---------- RECORDS SUPPLIED ----------

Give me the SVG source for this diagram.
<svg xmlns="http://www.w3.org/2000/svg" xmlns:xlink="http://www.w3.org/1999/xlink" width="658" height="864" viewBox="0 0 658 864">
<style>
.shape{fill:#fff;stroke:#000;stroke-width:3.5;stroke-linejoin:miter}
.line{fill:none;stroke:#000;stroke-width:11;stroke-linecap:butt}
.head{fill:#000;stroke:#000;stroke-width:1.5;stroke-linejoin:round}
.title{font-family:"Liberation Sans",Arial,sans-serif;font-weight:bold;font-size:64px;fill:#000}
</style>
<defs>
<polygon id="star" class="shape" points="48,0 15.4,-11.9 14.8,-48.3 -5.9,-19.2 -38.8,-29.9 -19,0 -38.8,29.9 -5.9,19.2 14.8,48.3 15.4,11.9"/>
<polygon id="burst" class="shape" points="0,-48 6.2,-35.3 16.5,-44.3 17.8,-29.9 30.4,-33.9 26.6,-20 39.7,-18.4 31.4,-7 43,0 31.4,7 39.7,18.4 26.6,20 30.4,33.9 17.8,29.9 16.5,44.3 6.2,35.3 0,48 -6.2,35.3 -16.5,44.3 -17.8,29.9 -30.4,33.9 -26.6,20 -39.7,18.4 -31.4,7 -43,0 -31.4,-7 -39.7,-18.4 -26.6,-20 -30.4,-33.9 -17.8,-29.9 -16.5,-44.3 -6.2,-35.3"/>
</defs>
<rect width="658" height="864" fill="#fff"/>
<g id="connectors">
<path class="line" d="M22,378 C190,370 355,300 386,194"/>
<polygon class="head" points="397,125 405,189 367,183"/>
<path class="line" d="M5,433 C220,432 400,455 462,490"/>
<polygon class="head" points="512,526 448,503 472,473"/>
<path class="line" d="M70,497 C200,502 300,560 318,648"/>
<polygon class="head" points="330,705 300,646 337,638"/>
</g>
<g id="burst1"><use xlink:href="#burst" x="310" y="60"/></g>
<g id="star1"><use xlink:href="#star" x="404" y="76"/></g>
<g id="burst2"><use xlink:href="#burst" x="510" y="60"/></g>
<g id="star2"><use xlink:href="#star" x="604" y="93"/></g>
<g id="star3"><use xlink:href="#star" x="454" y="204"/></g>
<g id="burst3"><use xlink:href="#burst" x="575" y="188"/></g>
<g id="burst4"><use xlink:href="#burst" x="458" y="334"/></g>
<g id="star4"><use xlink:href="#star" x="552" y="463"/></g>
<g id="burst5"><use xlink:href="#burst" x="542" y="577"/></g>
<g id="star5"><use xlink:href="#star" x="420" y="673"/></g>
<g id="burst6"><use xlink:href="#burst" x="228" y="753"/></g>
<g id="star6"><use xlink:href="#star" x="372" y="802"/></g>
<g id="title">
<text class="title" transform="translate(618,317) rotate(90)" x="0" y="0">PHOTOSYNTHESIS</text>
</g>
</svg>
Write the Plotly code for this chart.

----------
---------- RECORDS SUPPLIED ----------

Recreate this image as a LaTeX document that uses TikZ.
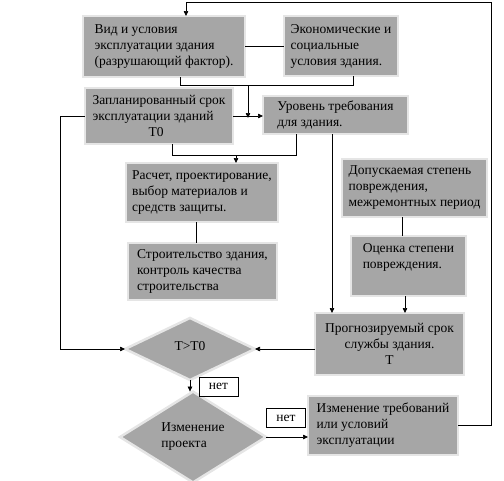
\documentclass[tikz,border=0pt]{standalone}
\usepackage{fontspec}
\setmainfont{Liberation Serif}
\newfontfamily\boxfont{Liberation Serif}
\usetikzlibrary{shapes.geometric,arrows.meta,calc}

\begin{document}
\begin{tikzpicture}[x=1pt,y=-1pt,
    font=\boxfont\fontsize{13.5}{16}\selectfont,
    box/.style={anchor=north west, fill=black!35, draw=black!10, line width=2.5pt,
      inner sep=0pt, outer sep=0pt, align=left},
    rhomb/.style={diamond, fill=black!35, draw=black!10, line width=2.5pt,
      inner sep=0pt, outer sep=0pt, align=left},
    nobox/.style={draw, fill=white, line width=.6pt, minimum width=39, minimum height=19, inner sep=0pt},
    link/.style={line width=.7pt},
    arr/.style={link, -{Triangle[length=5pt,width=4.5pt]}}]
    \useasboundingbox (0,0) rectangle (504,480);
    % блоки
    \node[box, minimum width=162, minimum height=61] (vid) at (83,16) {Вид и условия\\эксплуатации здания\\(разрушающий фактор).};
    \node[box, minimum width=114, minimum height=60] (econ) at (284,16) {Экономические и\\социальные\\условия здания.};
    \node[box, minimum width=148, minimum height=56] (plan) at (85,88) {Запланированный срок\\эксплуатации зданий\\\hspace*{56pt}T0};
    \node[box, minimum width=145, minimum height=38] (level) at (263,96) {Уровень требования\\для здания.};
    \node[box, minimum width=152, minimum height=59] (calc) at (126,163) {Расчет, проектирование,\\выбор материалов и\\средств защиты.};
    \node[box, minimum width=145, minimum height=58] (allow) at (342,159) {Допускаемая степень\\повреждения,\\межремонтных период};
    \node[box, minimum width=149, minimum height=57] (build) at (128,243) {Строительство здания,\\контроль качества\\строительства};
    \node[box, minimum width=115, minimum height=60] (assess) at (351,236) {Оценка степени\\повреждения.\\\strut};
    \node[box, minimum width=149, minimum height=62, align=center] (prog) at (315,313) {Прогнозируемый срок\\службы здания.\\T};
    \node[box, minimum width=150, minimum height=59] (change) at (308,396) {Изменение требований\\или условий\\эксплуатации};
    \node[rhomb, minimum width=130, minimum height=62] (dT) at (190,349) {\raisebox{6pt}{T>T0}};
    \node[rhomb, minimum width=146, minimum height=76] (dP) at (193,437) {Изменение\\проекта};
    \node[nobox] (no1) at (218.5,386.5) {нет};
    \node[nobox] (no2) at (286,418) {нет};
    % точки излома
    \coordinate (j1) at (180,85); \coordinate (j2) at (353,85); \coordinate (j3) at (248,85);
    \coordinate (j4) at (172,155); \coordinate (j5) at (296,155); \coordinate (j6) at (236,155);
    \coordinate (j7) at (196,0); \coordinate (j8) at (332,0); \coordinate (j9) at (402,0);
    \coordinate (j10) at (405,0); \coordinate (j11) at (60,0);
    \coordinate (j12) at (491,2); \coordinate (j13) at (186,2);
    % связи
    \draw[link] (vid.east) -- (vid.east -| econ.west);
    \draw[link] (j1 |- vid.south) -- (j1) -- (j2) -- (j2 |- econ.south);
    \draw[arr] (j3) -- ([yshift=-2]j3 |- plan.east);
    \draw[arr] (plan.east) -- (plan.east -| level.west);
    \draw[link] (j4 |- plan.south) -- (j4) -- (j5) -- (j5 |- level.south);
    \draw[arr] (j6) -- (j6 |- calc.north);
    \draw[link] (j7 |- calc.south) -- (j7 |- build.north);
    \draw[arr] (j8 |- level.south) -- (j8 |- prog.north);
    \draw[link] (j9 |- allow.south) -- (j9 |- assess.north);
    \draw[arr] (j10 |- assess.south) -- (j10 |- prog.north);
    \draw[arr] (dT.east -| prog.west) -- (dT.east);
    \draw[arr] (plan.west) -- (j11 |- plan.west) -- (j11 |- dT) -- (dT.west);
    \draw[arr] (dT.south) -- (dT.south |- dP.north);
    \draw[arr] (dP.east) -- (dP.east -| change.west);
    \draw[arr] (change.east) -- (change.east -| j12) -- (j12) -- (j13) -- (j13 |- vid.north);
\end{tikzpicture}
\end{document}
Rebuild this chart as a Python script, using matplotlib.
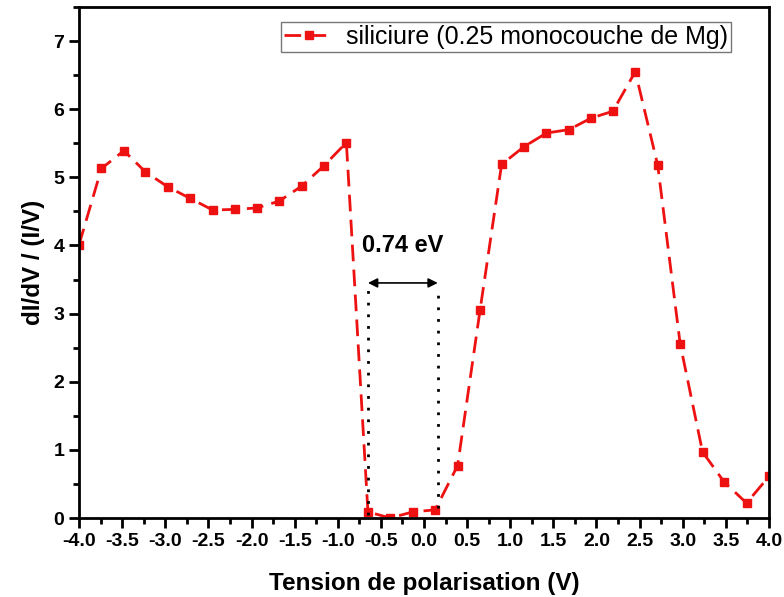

----------
---------- RECORDS SUPPLIED ----------

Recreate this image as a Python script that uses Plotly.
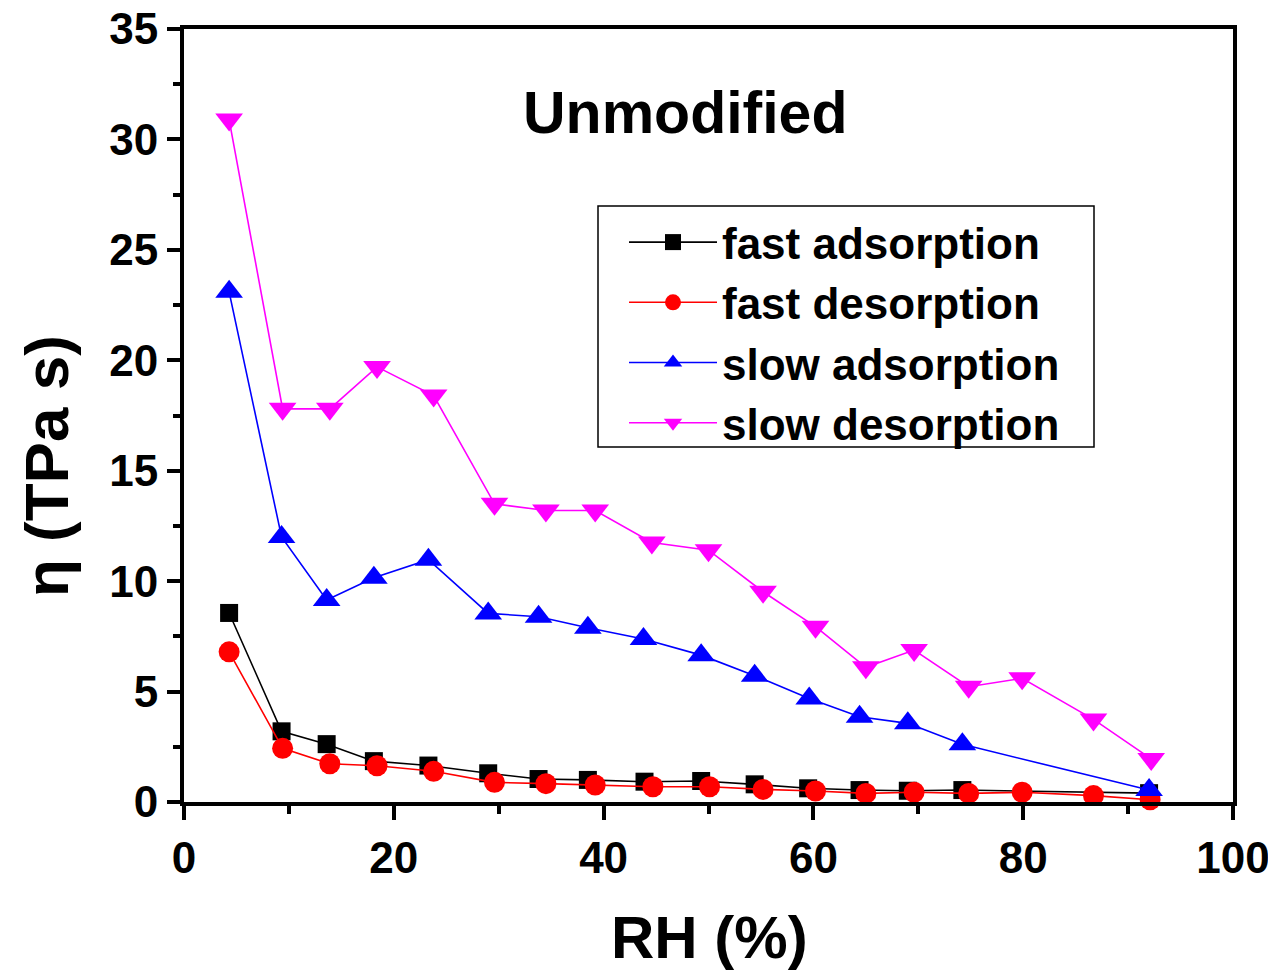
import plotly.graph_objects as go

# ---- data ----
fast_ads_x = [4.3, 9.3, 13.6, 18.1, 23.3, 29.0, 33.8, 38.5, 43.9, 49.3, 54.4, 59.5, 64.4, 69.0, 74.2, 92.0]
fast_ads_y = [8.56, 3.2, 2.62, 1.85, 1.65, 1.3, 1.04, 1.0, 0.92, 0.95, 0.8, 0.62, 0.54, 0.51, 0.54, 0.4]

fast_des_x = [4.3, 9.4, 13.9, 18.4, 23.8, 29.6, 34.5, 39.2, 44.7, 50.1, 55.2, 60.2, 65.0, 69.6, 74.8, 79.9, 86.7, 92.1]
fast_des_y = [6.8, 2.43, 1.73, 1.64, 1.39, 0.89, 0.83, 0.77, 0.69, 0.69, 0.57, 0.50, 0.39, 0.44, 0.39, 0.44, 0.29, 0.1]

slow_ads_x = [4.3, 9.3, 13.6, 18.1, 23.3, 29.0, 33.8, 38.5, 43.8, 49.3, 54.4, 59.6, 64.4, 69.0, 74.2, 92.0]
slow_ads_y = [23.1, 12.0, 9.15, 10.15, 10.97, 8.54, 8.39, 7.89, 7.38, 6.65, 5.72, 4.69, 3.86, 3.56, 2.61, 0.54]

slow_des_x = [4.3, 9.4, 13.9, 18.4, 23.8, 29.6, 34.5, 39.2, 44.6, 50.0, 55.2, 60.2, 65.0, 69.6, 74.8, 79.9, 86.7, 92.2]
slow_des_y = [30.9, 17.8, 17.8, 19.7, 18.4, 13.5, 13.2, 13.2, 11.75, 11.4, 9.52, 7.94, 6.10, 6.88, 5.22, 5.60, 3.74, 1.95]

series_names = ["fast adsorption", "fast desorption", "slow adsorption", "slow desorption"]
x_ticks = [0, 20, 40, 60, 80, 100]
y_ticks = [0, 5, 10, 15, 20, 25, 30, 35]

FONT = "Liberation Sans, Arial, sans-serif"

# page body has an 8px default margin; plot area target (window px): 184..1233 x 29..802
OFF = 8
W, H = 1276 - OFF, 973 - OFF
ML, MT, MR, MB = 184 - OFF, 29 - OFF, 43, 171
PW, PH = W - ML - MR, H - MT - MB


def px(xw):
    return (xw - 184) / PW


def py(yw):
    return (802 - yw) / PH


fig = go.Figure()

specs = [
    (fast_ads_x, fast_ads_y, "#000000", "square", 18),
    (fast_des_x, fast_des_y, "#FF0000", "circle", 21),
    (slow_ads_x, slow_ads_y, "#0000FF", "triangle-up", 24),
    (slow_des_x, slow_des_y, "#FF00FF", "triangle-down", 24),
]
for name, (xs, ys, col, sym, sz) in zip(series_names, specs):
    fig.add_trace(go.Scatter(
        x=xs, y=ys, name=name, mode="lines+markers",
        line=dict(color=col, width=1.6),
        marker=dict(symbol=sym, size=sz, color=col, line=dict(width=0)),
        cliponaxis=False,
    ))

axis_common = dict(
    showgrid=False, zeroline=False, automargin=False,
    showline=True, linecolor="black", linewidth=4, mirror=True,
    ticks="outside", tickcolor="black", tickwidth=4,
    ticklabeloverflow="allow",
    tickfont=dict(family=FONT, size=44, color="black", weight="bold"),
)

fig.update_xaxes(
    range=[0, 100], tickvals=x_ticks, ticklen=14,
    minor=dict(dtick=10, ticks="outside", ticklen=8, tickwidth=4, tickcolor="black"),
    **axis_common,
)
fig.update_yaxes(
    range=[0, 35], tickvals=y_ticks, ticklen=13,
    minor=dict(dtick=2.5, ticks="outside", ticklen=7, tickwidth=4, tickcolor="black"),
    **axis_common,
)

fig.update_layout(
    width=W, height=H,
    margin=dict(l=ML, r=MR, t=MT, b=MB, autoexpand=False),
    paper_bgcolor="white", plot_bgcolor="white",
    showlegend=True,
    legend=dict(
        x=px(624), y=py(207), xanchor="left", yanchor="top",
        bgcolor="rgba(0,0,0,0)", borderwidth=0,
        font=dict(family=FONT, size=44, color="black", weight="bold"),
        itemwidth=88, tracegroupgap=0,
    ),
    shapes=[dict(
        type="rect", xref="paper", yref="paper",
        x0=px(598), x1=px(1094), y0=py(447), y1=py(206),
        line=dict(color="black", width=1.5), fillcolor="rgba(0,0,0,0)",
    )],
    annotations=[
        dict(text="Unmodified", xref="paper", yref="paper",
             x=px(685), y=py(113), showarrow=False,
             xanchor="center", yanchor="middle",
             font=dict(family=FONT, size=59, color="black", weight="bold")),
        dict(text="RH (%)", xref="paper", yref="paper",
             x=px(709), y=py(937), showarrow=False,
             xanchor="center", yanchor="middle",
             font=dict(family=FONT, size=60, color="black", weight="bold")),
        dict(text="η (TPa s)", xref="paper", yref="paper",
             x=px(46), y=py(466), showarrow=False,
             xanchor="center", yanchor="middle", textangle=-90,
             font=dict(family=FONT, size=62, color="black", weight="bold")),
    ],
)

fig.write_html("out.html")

----------

> [EXERCISE DIRECTIONS]: Above are some entries; copy exactly the lines from the line with "Recreate this image as a Python" through the line with "0.51, 0.54, 0.4]", both included, but none of the pictures.

> [RESULT]:
Recreate this image as a Python script that uses Plotly.
import plotly.graph_objects as go

# ---- data ----
fast_ads_x = [4.3, 9.3, 13.6, 18.1, 23.3, 29.0, 33.8, 38.5, 43.9, 49.3, 54.4, 59.5, 64.4, 69.0, 74.2, 92.0]
fast_ads_y = [8.56, 3.2, 2.62, 1.85, 1.65, 1.3, 1.04, 1.0, 0.92, 0.95, 0.8, 0.62, 0.54, 0.51, 0.54, 0.4]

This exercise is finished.